На такой прямолинейный (и потому внеисторический) путь сбивается, мне кажется, и А.Солженицын. Признавая его величайший писательский талант, я не могу, однако, согласиться с его трактовкой русской истории.
История страны слишком сложный процесс, чтобы ее можно было, логически упрощая, свести к примитивной модели борьбы двух начал – добра и зла, созидания и разрушения и так далее. Чем такая схема лучше той, которую она отвергает ("вся история есть история борьбы классов")?
Между тем, подобное толкование все более и более кристаллизуется в известную концепцию, которая имеет следующий вид: Россия – это как бы арена, как бы чисто поле, на котором сражаются силы добра и зла. Главная сила зла – это, конечно, та, которая якобы еще в начале века задумала выбить из русского народа его национальную душу и превратить нашу страну в экспериментальный объект всеразрушающей революции.
Эта концепция стара. Но теперь она возродилась и стала ввергать многих в соблазн упрощенного рассмотрения нашего прошлого.

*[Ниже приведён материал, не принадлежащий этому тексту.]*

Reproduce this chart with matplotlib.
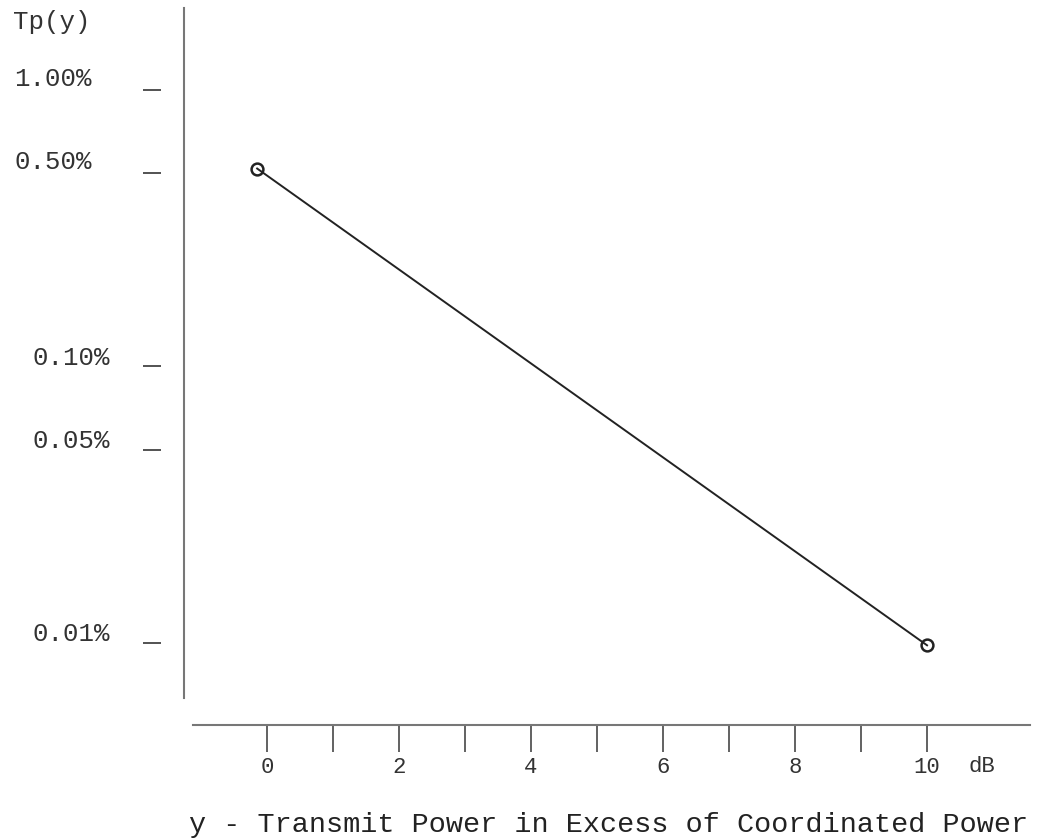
import numpy as np
import matplotlib
matplotlib.use("Agg")
import matplotlib.pyplot as plt
import matplotlib.transforms as mtransforms

# values
excess_db = [-0.15, 10.0]
tp_percent = [0.52, 0.0098]

x_ticks = list(range(0, 11))
x_tick_labels = ["0", "", "2", "", "4", "", "6", "", "8", "", "10"]
y_ticks = [1.0, 0.5, 0.1, 0.05, 0.01]
y_tick_labels = ["1.00%", "0.50%", "0.10%", "0.05%", "0.01%"]

plt.rcParams['font.family'] = ['Liberation Mono', 'DejaVu Sans Mono']

fig = plt.figure(figsize=(10.42, 8.39), dpi=100)
ax = fig.add_axes([0.1766, 0.1681, 0.8119, 0.8224])

ax.plot(excess_db, tp_percent, color='#222222', lw=1.4,
        marker='o', ms=8.5, mfc='none', mec='#222222', mew=1.8)

ax.set_yscale('log')
ax.set_xlim(-1.258, 11.56)
ax.set_ylim(0.00632, 1.981)

# y ticks: short dashes detached from the vertical line
ax.yaxis.set_ticks_position('left')
ax.spines['left'].set_position(('outward', 16.6))
ax.spines['left'].set_visible(False)
ax.spines['right'].set_position(('axes', 0.0))
ax.spines['right'].set_color('#777777')
ax.spines['right'].set_linewidth(1.5)
ax.spines['top'].set_visible(False)
ax.set_yticks(y_ticks)
ax.set_yticklabels(y_tick_labels, fontsize=18.5, color='#333333')
ax.yaxis.set_minor_locator(matplotlib.ticker.NullLocator())
ax.tick_params(axis='y', direction='out', length=13, width=1.3,
               color='#444444', pad=24)
for i, lab in enumerate(ax.get_yticklabels()):
    dx = -13 / 72 if i < 2 else 0
    dy = 10 / 72 if i < 2 else 8 / 72
    off = mtransforms.ScaledTranslation(dx, dy, fig.dpi_scale_trans)
    lab.set_transform(lab.get_transform() + off)

# x axis: separate line below the plot
ax.spines['bottom'].set_position(('outward', 19.4))
ax.spines['bottom'].set_bounds(-1.12, 11.56)
ax.spines['bottom'].set_color('#777777')
ax.spines['bottom'].set_linewidth(1.5)
ax.set_xticks(x_ticks)
ax.set_xticklabels(x_tick_labels, fontsize=16, color='#333333')
ax.tick_params(axis='x', direction='out', length=19.4, width=1.3,
               color='#555555', pad=4)

fig.text(982 / 1042, 1 - 767 / 839, "dB", fontsize=16, color='#333333',
         ha='center', va='center')
fig.text(13 / 1042, 1 - 22 / 839, "Tp(y)", fontsize=18.5, color='#333333',
         ha='left', va='center')
fig.text(609 / 1042, 1 - 825 / 839,
         "y - Transmit Power in Excess of Coordinated Power",
         fontsize=20.5, color='#222222', ha='center', va='center')

fig.savefig("out.png", dpi=100)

Нет, упрощение не эквивалентно ясности.
К тетради третьей
Мой отход от оппозиции требует комментария. Страх смерти или безработицы – это я очень хорошо помню – не руководил мною тогда. Расстрел не пугал нас по той простой причине, что его еще не применяли к нам. Самым большим наказанием для нашего брата была тогда ссылка – но такая, о которой нынче ни один ссыльный и мечтать не смеет: в город, где всегда найдется работа, куда идут письма, где ты не будешь одинок. Такой видный деятель оппозиции, как Христиан Раковский, получил ссылку в Астрахань. Об ужасах Соловецкого лагеря, недавно описанного Солженицыным, мы не имели ни малейшего понятия – о них страна вообще не знала.